_PROBLEM TO SOLVE_:
Output the line that holds "Generate a Python", the line that holds "bottom += vals", and every line between them, exactly, but none of the pictures.

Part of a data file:
==========

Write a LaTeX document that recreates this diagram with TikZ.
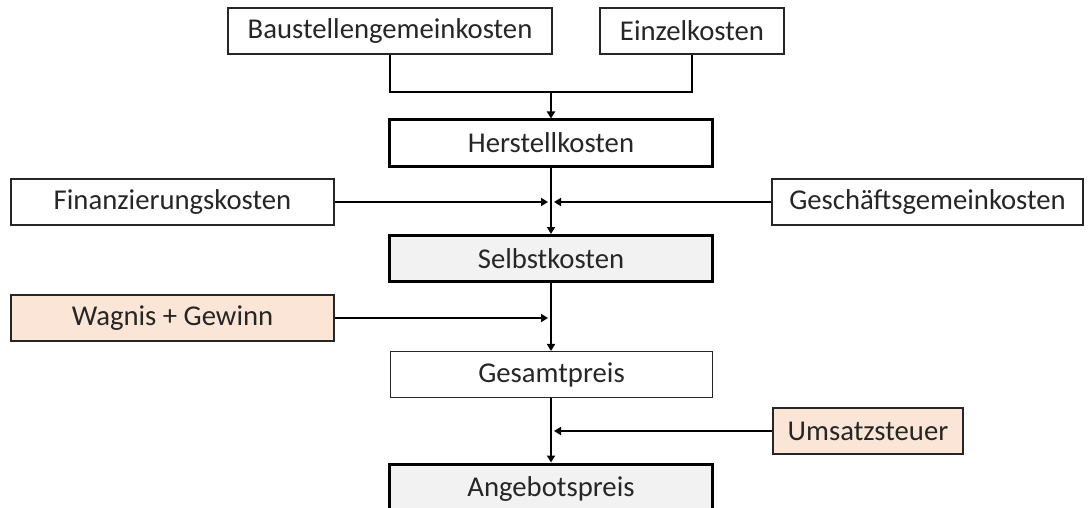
\documentclass[tikz,border=0pt]{standalone}
\usepackage{fontspec}
\setmainfont{Carlito}
\usetikzlibrary{arrows.meta}
\definecolor{boxgray}{HTML}{F2F2F2}
\definecolor{peach}{HTML}{FBE5D6}
\definecolor{inkline}{HTML}{262626}
\tikzset{
  base/.style={rectangle, draw=inkline, line width=1.1pt, inner sep=0pt,
    minimum height=46pt, font=\fontsize{28.7}{32}\selectfont, text=inkline},
  thick box/.style={base, draw=black, line width=3pt},
  link/.style={line width=2.2pt, black},
  arr/.style={link, -{Triangle[width=8pt,length=7pt]}},
}
\begin{document}
\begin{tikzpicture}[x=1pt,y=-1pt]
\clip (0,0) rectangle (1089,508);
\fill[white] (0,0) rectangle (1089,508);

% cost components
\node[base, minimum width=324pt] (baus) at (390,31) {Baustellengemeinkosten};
\node[base, minimum width=184pt] (einz) at (692,31) {Einzelkosten};
\node[thick box, minimum width=323pt] (herst) at (551,143) {Herstellkosten};
\node[base, minimum width=323pt] (fin) at (172.5,202) {Finanzierungskosten};
\node[base, minimum width=311pt] (gesch) at (927.5,202) {Geschäftsgemeinkosten};
\node[thick box, fill=boxgray, minimum width=323pt] (selbst) at (551,258.5) {Selbstkosten};
\node[base, fill=peach, minimum width=323pt] (wagnis) at (172.5,318) {Wagnis + Gewinn};
\node[base, minimum width=322pt] (gesamt) at (551.5,374.5) {Gesamtpreis};
\node[base, fill=peach, minimum width=190pt] (umsatz) at (868,431) {Umsatzsteuer};
\node[thick box, fill=boxgray, minimum width=323pt, minimum height=50pt] (angebot) at (551,489) {Angebotspreis};

% junction points on the main line
\coordinate (j0) at (551,92);
\coordinate (jl1) at (548,202);
\coordinate (jr1) at (554,202);
\coordinate (jl2) at (548,318);
\coordinate (jr3) at (554,431);

% connectors
\draw[link] (baus.south) -- (baus.south |- j0) -- (einz.south |- j0) -- (einz.south);
\draw[arr] (j0) -- (herst.north);
\draw[arr] (herst.south) -- (selbst.north);
\draw[arr] (fin.east) -- (jl1);
\draw[arr] (gesch.west) -- (jr1);
\draw[arr] (selbst.south) -- (gesamt.north -| selbst.south);
\draw[arr] (wagnis.east) -- (jl2);
\draw[arr] (gesamt.south -| selbst.south) -- (angebot.north);
\draw[arr] (umsatz.west) -- (jr3);
\end{tikzpicture}
\end{document}
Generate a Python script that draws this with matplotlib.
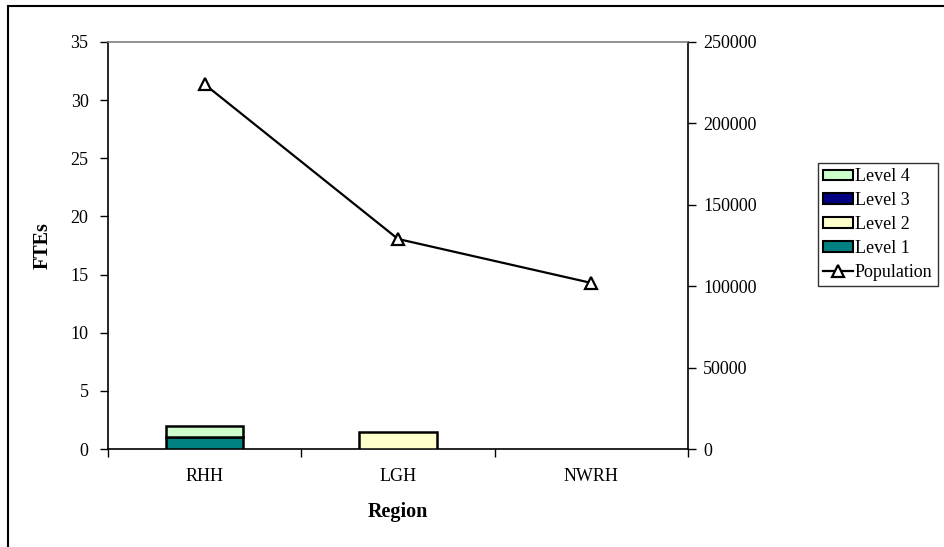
import numpy as np
import matplotlib
matplotlib.use('Agg')
import matplotlib.pyplot as plt
from matplotlib.patches import Rectangle


regions = ['RHH', 'LGH', 'NWRH']
level_1 = [1, 0, 0]
level_2 = [0, 1.5, 0]
level_3 = [0, 0, 0]
level_4 = [1, 0, 0]
population = [224000, 129000, 102000]

fte_ticks = [0, 5, 10, 15, 20, 25, 30, 35]
pop_ticks = [0, 50000, 100000, 150000, 200000, 250000]


def main():
    plt.rcParams['font.family'] = ['Liberation Serif', 'DejaVu Serif']
    plt.rcParams['font.size'] = 13

    fig = plt.figure(figsize=(9.45, 5.47), dpi=100)
    ax = fig.add_axes([108 / 945, 1 - 449 / 547, 580 / 945, 407 / 547])

    x = np.arange(len(regions))
    width = 0.4
    bottom = np.zeros(len(regions))
    series = [('Level 1', level_1, '#008080'),
              ('Level 2', level_2, '#FFFFCC'),
              ('Level 3', level_3, '#000080'),
              ('Level 4', level_4, '#CCFFCC')]
    handles = {}
    for name, vals, col in series:
        vals = np.array(vals, dtype=float)
        # pas de contour pour les barres vides
        lw = [1.8 if v > 0 else 0 for v in vals]
        ax.bar(x, vals, width, bottom=bottom, color=col,
               edgecolor='black', linewidth=lw, zorder=3)
        handles[name] = Rectangle((0, 0), 1, 1, facecolor=col,
                                  edgecolor='black', linewidth=1.5)
        bottom += vals

    ax.set_xlim(-0.5, len(regions) - 0.5)
    ax.set_ylim(0, 35)
    ax.set_yticks(fte_ticks)
    ax.set_xticks(x)
    ax.set_xticklabels(regions)
    ax.set_xticks(np.arange(len(regions) + 1) - 0.5, minor=True)
    ax.tick_params(axis='x', which='major', length=0, pad=14)
    ax.tick_params(axis='x', which='minor', length=6, width=1,
                   direction='out')
    ax.tick_params(axis='y', length=6, width=1, direction='out', pad=8)

    ax.set_ylabel('FTEs', fontweight='bold', fontsize=14.5)
    ax.yaxis.set_label_coords(-0.095, 0.5)
    ax.set_xlabel('Region', fontweight='bold', fontsize=14.5)
    ax.xaxis.set_label_coords(0.5, -0.13)

    for side in ['left', 'bottom', 'right']:
        ax.spines[side].set_linewidth(1.2)
        ax.spines[side].set_color('black')
    ax.spines['top'].set_color('#808080')
    ax.spines['top'].set_linewidth(1.2)

    # axe de droite pour la population
    ax2 = ax.twinx()
    line, = ax2.plot(x, population, color='black', linewidth=1.6,
                     marker='^', markersize=9, markerfacecolor='white',
                     markeredgecolor='black', markeredgewidth=1.6,
                     zorder=4)
    ax2.set_ylim(0, 250000)
    ax2.set_yticks(pop_ticks)
    ax2.tick_params(axis='y', length=6, width=1, direction='out', pad=5)
    for side in ['left', 'bottom', 'right', 'top']:
        ax2.spines[side].set_visible(False)

    # legende : niveaux du haut vers le bas puis la population
    leg_handles = [handles['Level 4'], handles['Level 3'],
                   handles['Level 2'], handles['Level 1'], line]
    leg_labels = ['Level 4', 'Level 3', 'Level 2', 'Level 1', 'Population']
    leg = fig.legend(leg_handles, leg_labels, loc='upper left',
                     bbox_to_anchor=(818 / 945, 1 - 163 / 547),
                     frameon=True, fancybox=False, borderpad=0.3,
                     handlelength=1.65, handleheight=0.55, handletextpad=0.1,
                     labelspacing=0.38, borderaxespad=0, fontsize=13)
    leg.get_frame().set_edgecolor('black')
    leg.get_frame().set_linewidth(1.0)

    # cadre du graphique (haut et gauche)
    fig.add_artist(Rectangle((8 / 945, -0.05), 1.0, 1 - 6 / 547 + 0.05,
                             transform=fig.transFigure, fill=False,
                             edgecolor='black', linewidth=1.5))

    fig.savefig('out.png', dpi=100)


if __name__ == '__main__':
    main()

==========

_CORRECT OUTPUT_:
Generate a Python script that draws this with matplotlib.
import numpy as np
import matplotlib
matplotlib.use('Agg')
import matplotlib.pyplot as plt
from matplotlib.patches import Rectangle


regions = ['RHH', 'LGH', 'NWRH']
level_1 = [1, 0, 0]
level_2 = [0, 1.5, 0]
level_3 = [0, 0, 0]
level_4 = [1, 0, 0]
population = [224000, 129000, 102000]

fte_ticks = [0, 5, 10, 15, 20, 25, 30, 35]
pop_ticks = [0, 50000, 100000, 150000, 200000, 250000]


def main():
    plt.rcParams['font.family'] = ['Liberation Serif', 'DejaVu Serif']
    plt.rcParams['font.size'] = 13

    fig = plt.figure(figsize=(9.45, 5.47), dpi=100)
    ax = fig.add_axes([108 / 945, 1 - 449 / 547, 580 / 945, 407 / 547])

    x = np.arange(len(regions))
    width = 0.4
    bottom = np.zeros(len(regions))
    series = [('Level 1', level_1, '#008080'),
              ('Level 2', level_2, '#FFFFCC'),
              ('Level 3', level_3, '#000080'),
              ('Level 4', level_4, '#CCFFCC')]
    handles = {}
    for name, vals, col in series:
        vals = np.array(vals, dtype=float)
        # pas de contour pour les barres vides
        lw = [1.8 if v > 0 else 0 for v in vals]
        ax.bar(x, vals, width, bottom=bottom, color=col,
               edgecolor='black', linewidth=lw, zorder=3)
        handles[name] = Rectangle((0, 0), 1, 1, facecolor=col,
                                  edgecolor='black', linewidth=1.5)
        bottom += vals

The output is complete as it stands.